Now one man's connection with another may be measured in reference to the various matters in which men are engaged together; (thus the intercourse of kinsmen is in natural matters, that of fellow-citizens is in civic matters, that of the faithful is in spiritual matters, and so forth): and various benefits should be conferred in various ways according to these various connections, because we ought in preference to bestow on each one such benefits as pertain to the matter in which, speaking simply, he is most closely connected with us. And yet this may vary according to the various requirements of time, place, or matter in hand: because in certain cases one ought, for instance, to succor a stranger, in extreme necessity, rather than one's own father, if he is not in such urgent need.

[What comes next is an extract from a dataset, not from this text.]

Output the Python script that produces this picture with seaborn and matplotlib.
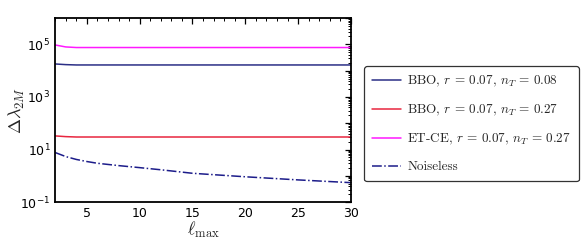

Reply to Objection 1. Our Lord did not absolutely forbid us to invite our friends and kinsmen to eat with us, but to invite them so that they may invite us in return, since that would be an act not of charity but of cupidity. The case may occur, however, that one ought rather to invite strangers, on account of their greater want. For it must be understood that, other things being equal, one ought to succor those rather who are most closely connected with us. And if of two, one be more closely connected, and the other in greater want, it is not possible to decide, by any general rule, which of them we ought to help rather than the other, since there are various degrees of want as well as of connection: and the matter requires the judgment of a prudent man.
Reply to Objection 2. The common good of many is more Godlike than the good of an individual. Wherefore it is a virtuous action for a man to endanger even his own life, either for the spiritual or for the temporal common good of his country. Since therefore men engage together in warlike acts in order to safeguard the common weal, the soldier who with this in view succors his comrade, succors him not as a private individual, but with a view to the welfare of his country as a whole: wherefore it is not a matter for wonder if a stranger be preferred to one who is a blood relation.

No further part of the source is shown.